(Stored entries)
########

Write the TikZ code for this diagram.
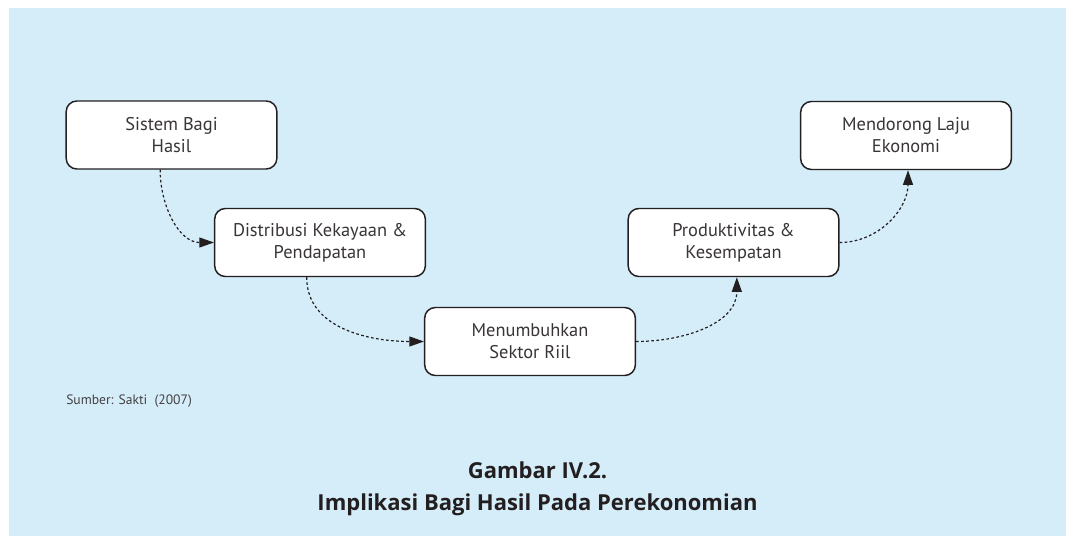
\documentclass[tikz,border=0pt]{standalone}
\usepackage{fontspec}
\setmainfont{Open Sans}
\newfontfamily\boxfont{PT Sans}
\usetikzlibrary{arrows.meta}
\definecolor{panel}{HTML}{D5ECF9}
\definecolor{ink}{HTML}{231F20}
\tikzset{
  stepbox/.style={draw=ink, line width=1.1pt, rounded corners=8pt, fill=white,
    minimum width=158pt, minimum height=51pt, align=center, text=ink!90,
    font=\boxfont\fontsize{13.8}{16.5}\selectfont},
  flow/.style={ink, line width=0.9pt, dash pattern=on 2pt off 1.8pt,
    -{Triangle[length=11pt,width=7.5pt]}}
}

\begin{document}
\begin{tikzpicture}[x=0.75pt, y=0.75pt]
        \useasboundingbox (0,0) rectangle (1066,536);
        \fill[panel] (9,0) rectangle (1066,528);

        \node (bagi) [stepbox] at (171.5,401) {Sistem Bagi\\Hasil};
        \node (distribusi) [stepbox] at (320,293.5) {Distribusi Kekayaan \&\\Pendapatan};
        \node (sektor) [stepbox] at (530,194.5) {Menumbuhkan\\Sektor Riil};
        \node (produktif) [stepbox] at (733.5,293.5) {Produktivitas \&\\Kesempatan};
        \node (laju) [stepbox] at (906,400.5) {Mendorong Laju\\Ekonomi};

        \draw[flow] ([xshift=-8.5pt]bagi.south) to[out=-90, in=180] (distribusi.west);
        \draw[flow] ([xshift=-10pt]distribusi.south) to[out=-90, in=180] (sektor.west);
        \draw[flow] (sektor.east) to[out=0, in=-90] ([xshift=2.5pt]produktif.south);
        \draw[flow] (produktif.east) to[out=0, in=-90] ([xshift=1.5pt]laju.south);

        \node (sumber) [anchor=west, inner sep=0pt, text=ink!85, font=\boxfont\fontsize{10.2}{12}\selectfont] at (66,135) {Sumber: Sakti\ \ (2007)};

        \node (gambar) [align=center, text=ink, font=\fontsize{16.5}{24}\selectfont\bfseries] at (537.5,47) {Gambar IV.2.\\Implikasi Bagi Hasil Pada Perekonomian};
      \end{tikzpicture}
\end{document}
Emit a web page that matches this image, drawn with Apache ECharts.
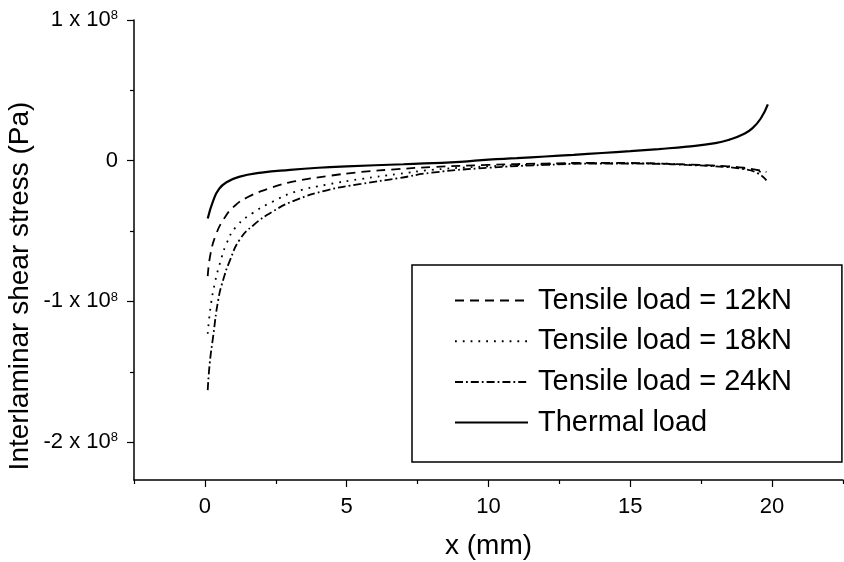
<!DOCTYPE html>
<html>
<head>
<meta charset="utf-8">
<script src="https://cdn.jsdelivr.net/npm/echarts@6/dist/echarts.min.js"></script>
<style>
  html, body { margin: 0; padding: 0; background: #fff; }
  #chart { width: 844px; height: 562px; }
</style>
</head>
<body>
<div id="chart"></div>
<script>
// stress values are in units of 1e8 Pa
const xThermal = [0.1, 0.3, 0.5, 0.75, 1.2, 2, 3, 4, 5, 7, 9, 10, 11, 12, 13, 14, 15, 16, 17, 18, 18.5, 19, 19.3, 19.6, 19.85];
const thermal = [-0.41, -0.28, -0.20, -0.155, -0.115, -0.085, -0.065, -0.05, -0.04, -0.025, -0.008, 0.008, 0.018, 0.03, 0.042, 0.055, 0.068, 0.083, 0.1, 0.125, 0.15, 0.19, 0.23, 0.30, 0.40];

const x12 = [0.1, 0.2, 0.4, 0.65, 1.0, 1.5, 2.3, 3.2, 4.3, 5.5, 6.8, 8, 10, 12, 14, 16, 17, 18, 19, 19.8];
const load12 = [-0.82, -0.66, -0.52, -0.42, -0.33, -0.26, -0.195, -0.145, -0.11, -0.08, -0.06, -0.045, -0.03, -0.02, -0.015, -0.02, -0.027, -0.035, -0.05, -0.08];

const x18 = [0.1, 0.2, 0.35, 0.53, 0.76, 1.1, 1.7, 2.4, 3.2, 4.3, 5.5, 6.8, 8, 10, 12, 14, 16, 17, 18, 19, 19.8];
const load18 = [-1.23, -1.04, -0.87, -0.73, -0.59, -0.47, -0.37, -0.29, -0.22, -0.17, -0.13, -0.095, -0.065, -0.04, -0.025, -0.018, -0.02, -0.028, -0.037, -0.055, -0.09];

const x24 = [0.1, 0.17, 0.29, 0.47, 0.64, 0.88, 1.23, 1.7, 2.4, 3.2, 4.3, 5.5, 6.8, 8, 10, 12, 14, 16, 17, 18, 19, 19.5, 19.8];
const load24 = [-1.63, -1.44, -1.25, -0.99, -0.85, -0.71, -0.56, -0.46, -0.36, -0.28, -0.21, -0.165, -0.125, -0.085, -0.05, -0.03, -0.02, -0.022, -0.03, -0.04, -0.06, -0.09, -0.14];

const seriesNames = ["Tensile load = 12kN", "Tensile load = 18kN", "Tensile load = 24kN", "Thermal load"];
const xMajor = [0, 5, 10, 15, 20];
const xMinor = [-2.5, 2.5, 7.5, 12.5, 17.5, 22.5];
const yMajor = [-2, -1, 0, 1];
const yMinor = [-1.5, -0.5, 0.5];

const font = "'Liberation Sans', Arial, sans-serif";
const pairs = (xs, ys) => xs.map((x, i) => [x, ys[i]]);
const X_MIN = -2.5, X_MAX = 22.5, Y_MIN = -2.269, Y_MAX = 1;

const chart = echarts.init(document.getElementById("chart"), null, { renderer: "canvas" });

const lineSeries = (name, data, type, width) => ({
  name,
  type: "line",
  data,
  smooth: 0.5,
  symbol: "none",
  showSymbol: false,
  clip: false,
  lineStyle: { color: "#000", width, type },
});

const tickStyle = { color: "#000", width: 1.2 };

chart.setOption({
  animation: false,
  backgroundColor: "#fff",
  textStyle: { fontFamily: font, color: "#000" },
  grid: { left: 134, right: 1, top: 20, bottom: 82, containLabel: false, outerBoundsMode: "none" },
  legend: {
    data: seriesNames,
    orient: "vertical",
    left: 412,
    top: 265,
    padding: [21, 50, 25, 42],
    itemGap: 11.7,
    itemWidth: 73,
    itemHeight: 20,
    borderColor: "#000",
    borderWidth: 1.5,
    backgroundColor: "#fff",
    itemStyle: { opacity: 0 },
    textStyle: { fontSize: 29, color: "#000", fontFamily: font, lineHeight: 29, padding: [0, 0, 0, 5] },
  },
  xAxis: [
    {
      type: "value",
      position: "bottom",
      min: X_MIN,
      max: X_MAX,
      name: "x (mm)",
      nameLocation: "middle",
      nameGap: 52,
      nameMoveOverlap: false,
      nameTextStyle: { fontSize: 28, color: "#000", fontFamily: font },
      axisLine: { onZero: false, lineStyle: { color: "#000", width: 1.5 } },
      axisTick: { length: 7, customValues: xMajor, lineStyle: tickStyle },
      axisLabel: { customValues: xMajor, fontSize: 22, color: "#000", margin: 16 },
      splitLine: { show: false },
    },
    {
      type: "value",
      position: "bottom",
      min: X_MIN,
      max: X_MAX,
      axisLine: { show: false, onZero: false },
      axisTick: { length: 4, customValues: xMinor, lineStyle: tickStyle },
      axisLabel: { show: false },
      splitLine: { show: false },
    },
  ],
  yAxis: [
    {
      type: "value",
      position: "left",
      min: Y_MIN,
      max: Y_MAX,
      name: "Interlaminar shear stress (Pa)",
      nameLocation: "middle",
      nameGap: 100,
      nameRotate: 90,
      nameMoveOverlap: false,
      nameTextStyle: { fontSize: 28, color: "#000", fontFamily: font, padding: [0, 72, 0, 0] },
      axisLine: { show: true, onZero: false, lineStyle: { color: "#000", width: 1.5 } },
      axisTick: { show: true, length: 7, customValues: yMajor, lineStyle: tickStyle },
      axisLabel: {
        customValues: yMajor,
        margin: 16,
        color: "#000",
        formatter: (v) => (v === 0 ? "{a|0}" : "{a|" + v + " x 10}{s|8}"),
        rich: {
          a: { fontSize: 22, color: "#000", fontFamily: font },
          s: { fontSize: 13, color: "#000", fontFamily: font, verticalAlign: "top" },
        },
      },
      splitLine: { show: false },
    },
    {
      type: "value",
      position: "left",
      min: Y_MIN,
      max: Y_MAX,
      axisLine: { show: false, onZero: false },
      axisTick: { show: true, length: 4, customValues: yMinor, lineStyle: tickStyle },
      axisLabel: { show: false },
      splitLine: { show: false },
    },
  ],
  series: [
    lineSeries(seriesNames[0], pairs(x12, load12), [9, 6], 1.8),
    lineSeries(seriesNames[1], pairs(x18, load18), [1.8, 6], 1.8),
    lineSeries(seriesNames[2], pairs(x24, load24), [8, 3, 1.8, 3], 1.8),
    lineSeries(seriesNames[3], pairs(xThermal, thermal), "solid", 2.2),
  ],
});
</script>
</body>
</html>
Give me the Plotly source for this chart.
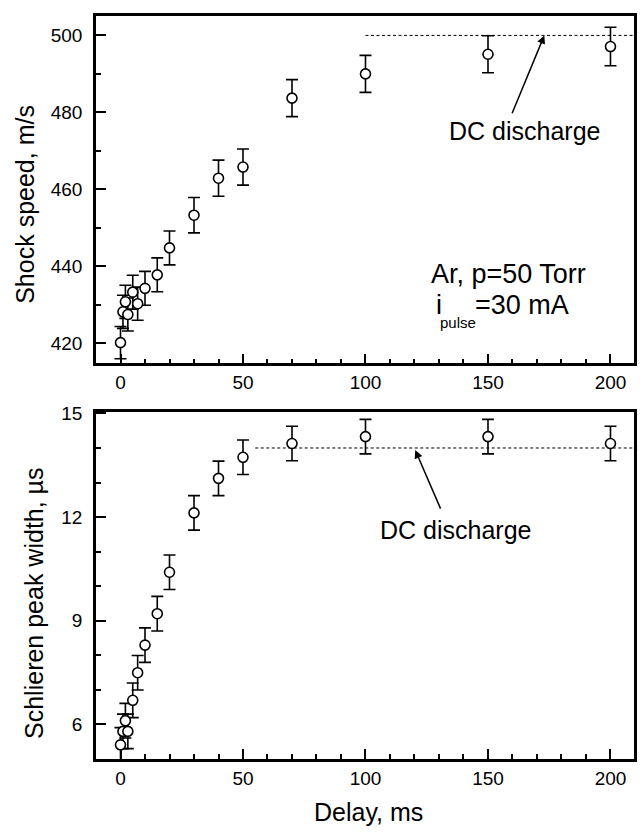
import plotly.graph_objects as go

# Delay between the discharge pulse and the shock arrival, ms
delay = [0, 1, 2, 3, 5, 7, 10, 15, 20, 30, 40, 50, 70, 100, 150, 200]

# Shock speed, m/s, with error bars
shock_speed = [420.2, 428.2, 430.8, 427.5, 433.3, 430.3, 434.3, 437.8, 444.8,
               453.3, 462.9, 465.8, 483.7, 490.0, 495.1, 497.1]
shock_err = [4.2, 4.3, 4.3, 4.3, 4.4, 4.3, 4.4, 4.4, 4.4,
             4.6, 4.7, 4.7, 4.8, 4.8, 4.8, 5.0]

# Schlieren peak width, microseconds, with error bars
peak_width = [5.40, 5.79, 6.10, 5.79, 6.69, 7.49, 8.29, 9.20, 10.40,
              12.12, 13.12, 13.73, 14.13, 14.33, 14.33, 14.13]
width_err = [0.5, 0.5, 0.5, 0.5, 0.5, 0.5, 0.5, 0.5, 0.5,
             0.5, 0.5, 0.5, 0.5, 0.5, 0.5, 0.5]

# Steady DC discharge levels and the delay span they are drawn over
dc_speed = 500
dc_speed_span = [100, 209.6]
dc_width = 14
dc_width_span = [55, 209.6]

x_ticks = [0, 50, 100, 150, 200]
speed_ticks = [420, 440, 460, 480, 500]
width_ticks = [6, 9, 12, 15]

FONT = "Liberation Sans, Arial, Helvetica, sans-serif"

marker = dict(symbol="circle", size=10, color="white",
              line=dict(color="black", width=1.6))


def err(vals):
    return dict(type="data", array=vals, visible=True, color="black",
                thickness=1.6, width=6)


fig = go.Figure()

fig.add_trace(go.Scatter(x=dc_speed_span, y=[dc_speed, dc_speed], mode="lines",
                         line=dict(color="black", width=1, dash="3px,2.5px"),
                         xaxis="x", yaxis="y", showlegend=False, hoverinfo="skip"))
fig.add_trace(go.Scatter(x=delay, y=shock_speed, mode="markers", marker=marker,
                         error_y=err(shock_err), xaxis="x", yaxis="y",
                         showlegend=False))

fig.add_trace(go.Scatter(x=dc_width_span, y=[dc_width, dc_width], mode="lines",
                         line=dict(color="black", width=1, dash="3px,2.5px"),
                         xaxis="x2", yaxis="y2", showlegend=False, hoverinfo="skip"))
fig.add_trace(go.Scatter(x=delay, y=peak_width, mode="markers", marker=marker,
                         error_y=err(width_err), xaxis="x2", yaxis="y2",
                         showlegend=False))

axis_common = dict(showline=True, mirror=True, linecolor="black", linewidth=2.5,
                   ticks="inside", ticklen=10, tickwidth=2, tickcolor="black",
                   showgrid=False, zeroline=False,
                   tickfont=dict(family=FONT, size=19, color="black"))

minor_x = dict(ticks="inside", dtick=10, ticklen=5, tickwidth=2, tickcolor="black")

fig.update_layout(
    width=644, height=832,
    margin=dict(l=96, r=7, t=13, b=73),
    paper_bgcolor="white", plot_bgcolor="white",
    font=dict(family=FONT, color="black"),
    xaxis=dict(domain=[0, 1], anchor="y", range=[-10, 209.6],
               tickvals=x_ticks, minor=minor_x, **axis_common),
    yaxis=dict(domain=[0.5326, 1], anchor="x", range=[414.83, 505.04],
               tickvals=speed_ticks, ticklabelstandoff=7,
               minor=dict(ticks="inside", dtick=10, ticklen=5, tickwidth=2,
                          tickcolor="black"),
               **axis_common),
    xaxis2=dict(domain=[0, 1], anchor="y2", range=[-10, 209.6],
                tickvals=x_ticks, minor=minor_x, **axis_common),
    yaxis2=dict(domain=[0, 0.4669], anchor="x2", range=[4.99, 15.04],
                tickvals=width_ticks, ticklabelstandoff=7,
                minor=dict(ticks="inside", dtick=1, ticklen=5, tickwidth=2,
                           tickcolor="black"),
                **axis_common),
)

ann = []
# axis titles
ann.append(dict(text="Shock speed, m/s", xref="paper", yref="paper",
                x=-0.1323, y=0.747, textangle=-90, showarrow=False,
                xanchor="center", yanchor="middle",
                font=dict(family=FONT, size=25)))
ann.append(dict(text="Schlieren peak width, \u00b5s", xref="paper", yref="paper",
                x=-0.1165, y=0.2091, textangle=-90, showarrow=False,
                xanchor="center", yanchor="middle",
                font=dict(family=FONT, size=25)))
ann.append(dict(text="Delay, ms", xref="paper", yref="paper",
                x=0.5065, y=-0.0715, showarrow=False,
                xanchor="center", yanchor="middle",
                font=dict(family=FONT, size=25)))

# DC discharge labels and arrows
ann.append(dict(text="DC discharge", xref="x", yref="y", x=164.9, y=475.24,
                showarrow=False, xanchor="center", yanchor="middle",
                font=dict(family=FONT, size=25)))
ann.append(dict(text="", xref="x", yref="y", x=173.0, y=500,
                axref="x", ayref="y", ax=159.6, ay=479.4,
                showarrow=True, arrowhead=2, arrowsize=1.1, arrowwidth=1.5,
                arrowcolor="black", standoff=0, startstandoff=0))
ann.append(dict(text="DC discharge", xref="x2", yref="y2", x=136.7, y=11.62,
                showarrow=False, xanchor="center", yanchor="middle",
                font=dict(family=FONT, size=25)))
ann.append(dict(text="", xref="x2", yref="y2", x=120.3, y=13.94,
                axref="x2", ayref="y2", ax=130.9, ay=12.2,
                showarrow=True, arrowhead=2, arrowsize=1.1, arrowwidth=1.5,
                arrowcolor="black", standoff=0, startstandoff=0))

# experimental conditions
ann.append(dict(text="Ar, p=50 Torr", xref="x", yref="y", x=126.1, y=437.94,
                showarrow=False, xanchor="left", yanchor="middle",
                font=dict(family=FONT, size=27)))
ann.append(dict(text="i", xref="x", yref="y", x=127.8, y=429.93,
                showarrow=False, xanchor="left", yanchor="middle",
                font=dict(family=FONT, size=27)))
ann.append(dict(text="pulse", xref="x", yref="y", x=129.5, y=425.5,
                showarrow=False, xanchor="left", yanchor="middle",
                font=dict(family=FONT, size=15)))
ann.append(dict(text="=30 mA", xref="x", yref="y", x=143.7, y=429.93,
                showarrow=False, xanchor="left", yanchor="middle",
                font=dict(family=FONT, size=27)))

fig.update_layout(annotations=ann)

fig.write_html("out.html")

########

◆ **DIRECTIVE**
Reply with nothing but a number: how many lines of the entries above contain the string "drawn"?

◆ **ANSWER TO THIS TASK**
2